The situation was of my own doing. I mean it had been my bright idea to pursue my Master’s at an institution whose style of Judaism was completely foreign to me. The plan was to learn everything I could about, what was to me at the time, “traditional” Judaism and then head back home more fully able to make the autonomous decisions about Jewish practice which was my responsibility as a Reform Jew. It never crossed my mind for a second that I would actually decide to do any of it myself. No way. God certainly had more important things to worry about than what I ate for lunch and did on Saturdays. I was there as kind of a participant-observer, an anthropologist if you will. At the time I still felt like I did when I was younger and my synagogue took us to Los Angeles on a trip. I remembered driving through a Jewish neighborhood and pointing at Jews who wore kippot as if they were animals in a zoo. I had no intentions of becoming one of them.
Rabbinical students drink beer, watch sports, and go on dates. That may not come as a surprise to you, but it sure as heck did to me. I was living on a floor with all rabbinic students and the fact that they were normal guys doing normal guy stuff while at the same time wearing kippot, donning tefillin, keeping kosher and observing Shabbat completely blew my mind. The decision to live on the campus of the University of Judaism forever changed the path of my life. The combination of communal study – I’m the kind of guy who falls head over heels for Talmudic hermeneutics – and ritual observance, all in the comforting bosom of camp-like idyllic isolation was just too much for my poor unobservant heart to take. They got me.
The next few months were spent slipping down the slippery slope of greater and greater observance. It didn’t take long because I have a black and white personality.
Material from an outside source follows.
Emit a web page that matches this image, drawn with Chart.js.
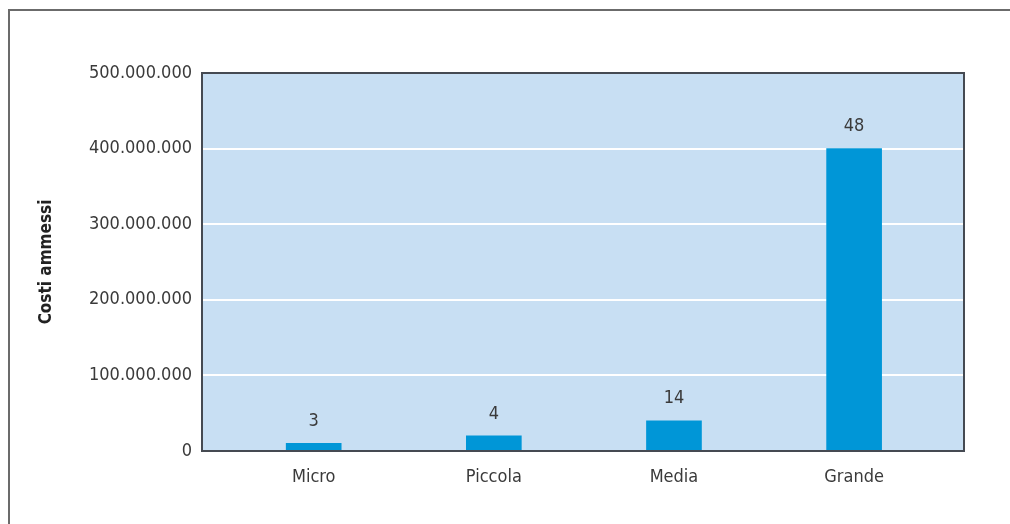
<!DOCTYPE html>
<html>
<head>
<meta charset="utf-8">
<script src="https://cdn.jsdelivr.net/npm/chart.js@4.4.1/dist/chart.umd.min.js"></script>
<style>
  html, body { margin: 0; padding: 0; background: #fff; overflow: hidden; }
  #frame {
    position: absolute; left: 8px; top: 9px; width: 1020px; height: 540px;
    border-left: 2px solid #6b6b6b; border-top: 2px solid #6b6b6b;
  }
  #wrap { position: absolute; left: 0; top: 0; width: 1010px; height: 524px; }
</style>
</head>
<body>
<div id="frame"></div>
<div id="wrap"><canvas id="chart" width="1010" height="524"></canvas></div>
<script>
'use strict';

/* ── DATA ──────────────────────────────────────────────────────── */
var categories = ['Micro', 'Piccola', 'Media', 'Grande'];
var costs      = [10000000, 20000000, 40000000, 400000000];   // Costi ammessi
var counts     = [3, 4, 14, 48];                               // numero progetti (etichette)
var yTicks     = [0, 100000000, 200000000, 300000000, 400000000, 500000000];

var FONT = "'Liberation Sans Narrow', 'DejaVu Sans Condensed', 'Arial Narrow', sans-serif";
var TEXT = '#3a3a3a';

function fmtDots(v) {
  return String(Math.round(v)).replace(/\B(?=(\d{3})+(?!\d))/g, '.');
}

/* ── PLUGINS ───────────────────────────────────────────────────── */
var plotBox = {
  id: 'plotBox',
  beforeDraw: function(chart) {
    var a = chart.chartArea, ctx = chart.ctx;
    ctx.save();
    ctx.fillStyle = '#c8dff3';
    ctx.fillRect(a.left, a.top, a.right - a.left, a.bottom - a.top);
    ctx.restore();
  },
  afterDraw: function(chart) {
    var a = chart.chartArea, ctx = chart.ctx;
    ctx.save();
    ctx.strokeStyle = '#454a52';
    ctx.lineWidth = 2;
    ctx.strokeRect(a.left, a.top, a.right - a.left, a.bottom - a.top);
    ctx.restore();
  }
};

var barLabels = {
  id: 'barLabels',
  afterDatasetsDraw: function(chart) {
    var ctx = chart.ctx;
    var meta = chart.getDatasetMeta(0);
    ctx.save();
    ctx.font = '18px ' + FONT;
    ctx.fillStyle = TEXT;
    ctx.textAlign = 'center';
    ctx.textBaseline = 'middle';
    meta.data.forEach(function(bar, i) {
      ctx.fillText(String(counts[i]), bar.x, bar.y - 22);
    });
    ctx.restore();
  }
};

/* ── CHART ─────────────────────────────────────────────────────── */
new Chart(document.getElementById('chart'), {
  type: 'bar',
  data: {
    datasets: [{
      label: 'Costi ammessi',
      data: categories.map(function(c, i) { return { x: i, y: costs[i] }; }),
      backgroundColor: '#0096d7',
      borderWidth: 0,
      barThickness: 55
    }]
  },
  options: {
    responsive: false,
    animation: false,
    layout: { padding: { left: 20, top: 73, right: 46, bottom: 0 } },
    plugins: { legend: { display: false }, tooltip: { enabled: false } },
    scales: {
      x: {
        type: 'linear',
        offset: false,
        min: -0.62,
        max: 3.61,
        grid: { display: false, drawTicks: false, offset: false },
        border: { display: false },
        afterBuildTicks: function(scale) {
          scale.ticks = categories.map(function(c, i) { return { value: i }; });
        },
        afterFit: function(scale) { scale.height = 73; },
        ticks: {
          padding: 16,
          color: TEXT,
          font: { family: FONT, size: 18 },
          callback: function(v) { return categories[v]; }
        }
      },
      y: {
        min: 0,
        max: 500000000,
        afterBuildTicks: function(scale) {
          scale.ticks = yTicks.map(function(v) { return { value: v }; });
        },
        afterFit: function(scale) { scale.width = 182; },
        grid: { color: '#ffffff', lineWidth: 2, drawTicks: false },
        border: { display: false },
        ticks: {
          padding: 10,
          color: TEXT,
          font: { family: FONT, size: 18 },
          callback: function(v) { return fmtDots(v); }
        },
        title: {
          display: true,
          text: 'Costi ammessi',
          color: '#222',
          padding: { top: 16, bottom: 0 },
          font: { family: FONT, size: 17, weight: 'bold' }
        }
      }
    }
  },
  plugins: [plotBox, barLabels]
});
</script>
</body>
</html>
Grey is not my color. (I’m more of an autumn.) First I began to wear a kippah during class, but not outside. Then I started staying in on Friday nights, but going out on Saturdays. Slowly, but surely, the scope of my practice expanded. I spent many hours arguing with any rabbi or professor who’d take me on. I could not escape the logical progression of my belief. Namely, if I believed in God (I did) and if I believed in the divinity of the Bible (I did in a vague convoluted way) then the logical conclusion would be to do what the Bible said. Still considering rationality a virtue, I found myself ready to accept almost any of the commandments, except one – kashrut.
“IT MAKES NO SENSE!” I screamed to Danny Gordis on an April afternoon. “Shabbat makes sense. I totally get wearing a kippah, putting on tefillin, davening and all that stuff. But kashrut?! It’s totally and completely arbitrary. There is no reason why I can’t perform the values that underlie kashrut with a cheeseburger.”
“That’s true and it is equally true that kashrut makes no sense. That’s the whole point,” Danny replied.
“Excuse me?”
“Why does everything have to make sense? Religion is not science. You take it on faith not proof. If you want to know the value of kashrut, keep kosher. You cannot rationalize something that is not rational and you cannot understand the value of a practice you’ve never practiced. Stop talking and start acting. Embrace the irrational.”
So three months later I did, with a picture for posterity.